● Directive: Quote, verbatim, all material below, without pictures.

● Stored data:
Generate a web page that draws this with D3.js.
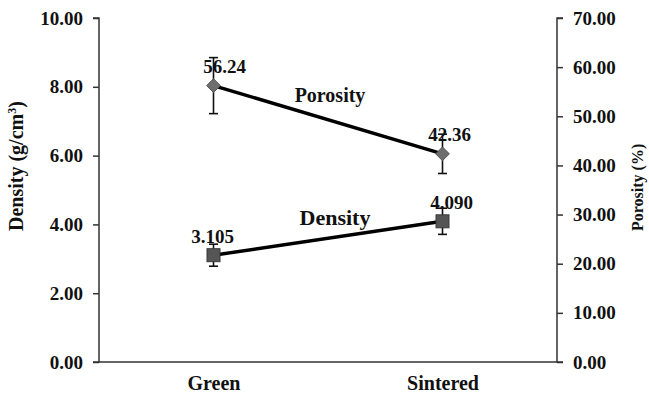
<!DOCTYPE html>
<html>
<head>
<meta charset="utf-8">
<script src="https://cdn.jsdelivr.net/npm/d3@7"></script>
<style>
  html, body { margin: 0; padding: 0; background: #fff; }
  svg { display: block; }
  text { font-family: "Liberation Serif", "Times New Roman", serif; font-weight: bold; fill: #111; }
</style>
</head>
<body>
<svg id="chart" width="649" height="393"></svg>
<script>
// Sample states and measured values
const categories = ["Green", "Sintered"];
const density = [3.105, 4.090];          // g/cm3
const densityErr = [0.32, 0.38];
const porosity = [56.24, 42.36];         // %
const porosityErr = [5.7, 4.0];
const densityLabels = ["3.105", "4.090"];
const porosityLabels = ["56.24", "42.36"];
const densityTicks = [0, 2, 4, 6, 8, 10];
const porosityTicks = [0, 10, 20, 30, 40, 50, 60, 70];

const svg = d3.select("#chart");
const plotLeft = 99, plotRight = 557, plotTop = 18, plotBottom = 362;

const x = d3.scalePoint().domain(categories).range([plotLeft, plotRight]).padding(0.5);
const yD = d3.scaleLinear().domain([0, 10]).range([plotBottom, plotTop]);
const yP = d3.scaleLinear().domain([0, 70]).range([plotBottom, plotTop]);

const axisColor = "#333";
const fs = 19;

// Left axis (density)
const gL = svg.append("g").attr("transform", `translate(${plotLeft},0)`)
  .call(d3.axisLeft(yD).tickValues(densityTicks).tickFormat(d3.format(".2f")).tickSize(6).tickPadding(10));
// Right axis (porosity)
const gR = svg.append("g").attr("transform", `translate(${plotRight},0)`)
  .call(d3.axisRight(yP).tickValues(porosityTicks).tickFormat(d3.format(".2f")).tickSize(6).tickPadding(10));
[gL, gR].forEach(g => {
  g.select(".domain").attr("stroke", axisColor).attr("stroke-width", 1.5)
    .attr("d", g === gL ? `M-6,${plotTop}H0V${plotBottom}H-6` : `M6,${plotTop}H0V${plotBottom}H6`);
  g.selectAll(".tick line").attr("stroke", axisColor).attr("stroke-width", 1.5);
  g.selectAll(".tick text").attr("font-size", fs).attr("fill", "#111")
    .attr("font-family", "Liberation Serif, serif").attr("font-weight", "bold");
});

// Category axis
const gX = svg.append("g").attr("transform", `translate(0,${plotBottom})`)
  .call(d3.axisBottom(x).tickSize(0).tickPadding(14));
gX.select(".domain").attr("stroke", axisColor).attr("stroke-width", 1.5)
  .attr("d", `M${plotLeft},0H${plotRight}`);
gX.selectAll(".tick text").attr("font-size", fs + 1).attr("fill", "#111")
  .attr("font-family", "Liberation Serif, serif").attr("font-weight", "bold");

// Axis titles
const dTitle = svg.append("text")
  .attr("transform", `translate(23,231) rotate(-90)`)
  .attr("font-size", fs + 1);
dTitle.append("tspan").text("Density (g/cm");
dTitle.append("tspan").attr("font-size", 12).attr("dy", -7).text("3");
dTitle.append("tspan").attr("dy", 7).text(")");

svg.append("text")
  .attr("transform", `translate(643,231) rotate(-90)`)
  .attr("font-size", fs - 3)
  .text("Porosity (%)");

// Series lines
const lineD = d3.line().x((d, i) => x(categories[i])).y(d => yD(d));
const lineP = d3.line().x((d, i) => x(categories[i])).y(d => yP(d));
svg.append("path").attr("d", lineP(porosity)).attr("fill", "none")
  .attr("stroke", "#000").attr("stroke-width", 3.5);
svg.append("path").attr("d", lineD(density)).attr("fill", "none")
  .attr("stroke", "#000").attr("stroke-width", 3.5);

// Error bars
function errorBars(vals, errs, y) {
  const g = svg.append("g").attr("stroke", "#111").attr("stroke-width", 1.6);
  vals.forEach((v, i) => {
    const cx = x(categories[i]);
    const y0 = y(v - errs[i]), y1 = y(v + errs[i]);
    g.append("line").attr("x1", cx).attr("x2", cx).attr("y1", y0).attr("y2", y1);
    g.append("line").attr("x1", cx - 4.5).attr("x2", cx + 4.5).attr("y1", y0).attr("y2", y0);
    g.append("line").attr("x1", cx - 4.5).attr("x2", cx + 4.5).attr("y1", y1).attr("y2", y1);
  });
}
errorBars(porosity, porosityErr, yP);
errorBars(density, densityErr, yD);

// Markers
svg.append("g").selectAll("path").data(porosity).join("path")
  .attr("transform", (d, i) => `translate(${x(categories[i])},${yP(d)})`)
  .attr("d", d3.symbol(d3.symbolDiamond2, 120))
  .attr("fill", "#6e6e6e").attr("stroke", "#555").attr("stroke-width", 1);
svg.append("g").selectAll("rect").data(density).join("rect")
  .attr("x", (d, i) => x(categories[i]) - 6.5).attr("y", d => yD(d) - 6.5)
  .attr("width", 13).attr("height", 13)
  .attr("fill", "#555").attr("stroke", "#3a3a3a").attr("stroke-width", 1);

// Value labels
svg.append("g").selectAll("text").data(porosity).join("text")
  .attr("x", (d, i) => x(categories[i]) + (i === 0 ? 11 : 7)).attr("y", d => yP(d) - 13)
  .attr("text-anchor", "middle").attr("font-size", fs)
  .text((d, i) => porosityLabels[i]);
svg.append("g").selectAll("text").data(density).join("text")
  .attr("x", (d, i) => x(categories[i]) + (i === 0 ? -1 : 9)).attr("y", d => yD(d) - 12)
  .attr("text-anchor", "middle").attr("font-size", fs)
  .text((d, i) => densityLabels[i]);

// Series names
const midX = (x(categories[0]) + x(categories[1])) / 2;
svg.append("text").attr("x", midX + 2).attr("y", 102).attr("text-anchor", "middle")
  .attr("font-size", fs + 1).text("Porosity");
svg.append("text").attr("x", midX + 7).attr("y", 225).attr("text-anchor", "middle")
  .attr("font-size", fs + 3).text("Density");
</script>
</body>
</html>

● Response to this task:
Generate a web page that draws this with D3.js.
<!DOCTYPE html>
<html>
<head>
<meta charset="utf-8">
<script src="https://cdn.jsdelivr.net/npm/d3@7"></script>
<style>
  html, body { margin: 0; padding: 0; background: #fff; }
  svg { display: block; }
  text { font-family: "Liberation Serif", "Times New Roman", serif; font-weight: bold; fill: #111; }
</style>
</head>
<body>
<svg id="chart" width="649" height="393"></svg>
<script>
// Sample states and measured values
const categories = ["Green", "Sintered"];
const density = [3.105, 4.090];          // g/cm3
const densityErr = [0.32, 0.38];
const porosity = [56.24, 42.36];         // %
const porosityErr = [5.7, 4.0];
const densityLabels = ["3.105", "4.090"];
const porosityLabels = ["56.24", "42.36"];
const densityTicks = [0, 2, 4, 6, 8, 10];
const porosityTicks = [0, 10, 20, 30, 40, 50, 60, 70];

const svg = d3.select("#chart");
const plotLeft = 99, plotRight = 557, plotTop = 18, plotBottom = 362;

const x = d3.scalePoint().domain(categories).range([plotLeft, plotRight]).padding(0.5);
const yD = d3.scaleLinear().domain([0, 10]).range([plotBottom, plotTop]);
const yP = d3.scaleLinear().domain([0, 70]).range([plotBottom, plotTop]);

const axisColor = "#333";
const fs = 19;

// Left axis (density)
const gL = svg.append("g").attr("transform", `translate(${plotLeft},0)`)
  .call(d3.axisLeft(yD).tickValues(densityTicks).tickFormat(d3.format(".2f")).tickSize(6).tickPadding(10));
// Right axis (porosity)
const gR = svg.append("g").attr("transform", `translate(${plotRight},0)`)
  .call(d3.axisRight(yP).tickValues(porosityTicks).tickFormat(d3.format(".2f")).tickSize(6).tickPadding(10));
[gL, gR].forEach(g => {
  g.select(".domain").attr("stroke", axisColor).attr("stroke-width", 1.5)
    .attr("d", g === gL ? `M-6,${plotTop}H0V${plotBottom}H-6` : `M6,${plotTop}H0V${plotBottom}H6`);
  g.selectAll(".tick line").attr("stroke", axisColor).attr("stroke-width", 1.5);
  g.selectAll(".tick text").attr("font-size", fs).attr("fill", "#111")
    .attr("font-family", "Liberation Serif, serif").attr("font-weight", "bold");
});

// Category axis
const gX = svg.append("g").attr("transform", `translate(0,${plotBottom})`)
  .call(d3.axisBottom(x).tickSize(0).tickPadding(14));
gX.select(".domain").attr("stroke", axisColor).attr("stroke-width", 1.5)
  .attr("d", `M${plotLeft},0H${plotRight}`);
gX.selectAll(".tick text").attr("font-size", fs + 1).attr("fill", "#111")
  .attr("font-family", "Liberation Serif, serif").attr("font-weight", "bold");

// Axis titles
const dTitle = svg.append("text")
  .attr("transform", `translate(23,231) rotate(-90)`)
  .attr("font-size", fs + 1);
dTitle.append("tspan").text("Density (g/cm");
dTitle.append("tspan").attr("font-size", 12).attr("dy", -7).text("3");
dTitle.append("tspan").attr("dy", 7).text(")");

svg.append("text")
  .attr("transform", `translate(643,231) rotate(-90)`)
  .attr("font-size", fs - 3)
  .text("Porosity (%)");

// Series lines
const lineD = d3.line().x((d, i) => x(categories[i])).y(d => yD(d));
const lineP = d3.line().x((d, i) => x(categories[i])).y(d => yP(d));
svg.append("path").attr("d", lineP(porosity)).attr("fill", "none")
  .attr("stroke", "#000").attr("stroke-width", 3.5);
svg.append("path").attr("d", lineD(density)).attr("fill", "none")
  .attr("stroke", "#000").attr("stroke-width", 3.5);

// Error bars
function errorBars(vals, errs, y) {
  const g = svg.append("g").attr("stroke", "#111").attr("stroke-width", 1.6);
  vals.forEach((v, i) => {
    const cx = x(categories[i]);
    const y0 = y(v - errs[i]), y1 = y(v + errs[i]);
    g.append("line").attr("x1", cx).attr("x2", cx).attr("y1", y0).attr("y2", y1);
    g.append("line").attr("x1", cx - 4.5).attr("x2", cx + 4.5).attr("y1", y0).attr("y2", y0);
    g.append("line").attr("x1", cx - 4.5).attr("x2", cx + 4.5).attr("y1", y1).attr("y2", y1);
  });
}
errorBars(porosity, porosityErr, yP);
errorBars(density, densityErr, yD);

// Markers
svg.append("g").selectAll("path").data(porosity).join("path")
  .attr("transform", (d, i) => `translate(${x(categories[i])},${yP(d)})`)
  .attr("d", d3.symbol(d3.symbolDiamond2, 120))
  .attr("fill", "#6e6e6e").attr("stroke", "#555").attr("stroke-width", 1);
svg.append("g").selectAll("rect").data(density).join("rect")
  .attr("x", (d, i) => x(categories[i]) - 6.5).attr("y", d => yD(d) - 6.5)
  .attr("width", 13).attr("height", 13)
  .attr("fill", "#555").attr("stroke", "#3a3a3a").attr("stroke-width", 1);

// Value labels
svg.append("g").selectAll("text").data(porosity).join("text")
  .attr("x", (d, i) => x(categories[i]) + (i === 0 ? 11 : 7)).attr("y", d => yP(d) - 13)
  .attr("text-anchor", "middle").attr("font-size", fs)
  .text((d, i) => porosityLabels[i]);
svg.append("g").selectAll("text").data(density).join("text")
  .attr("x", (d, i) => x(categories[i]) + (i === 0 ? -1 : 9)).attr("y", d => yD(d) - 12)
  .attr("text-anchor", "middle").attr("font-size", fs)
  .text((d, i) => densityLabels[i]);

// Series names
const midX = (x(categories[0]) + x(categories[1])) / 2;
svg.append("text").attr("x", midX + 2).attr("y", 102).attr("text-anchor", "middle")
  .attr("font-size", fs + 1).text("Porosity");
svg.append("text").attr("x", midX + 7).attr("y", 225).attr("text-anchor", "middle")
  .attr("font-size", fs + 3).text("Density");
</script>
</body>
</html>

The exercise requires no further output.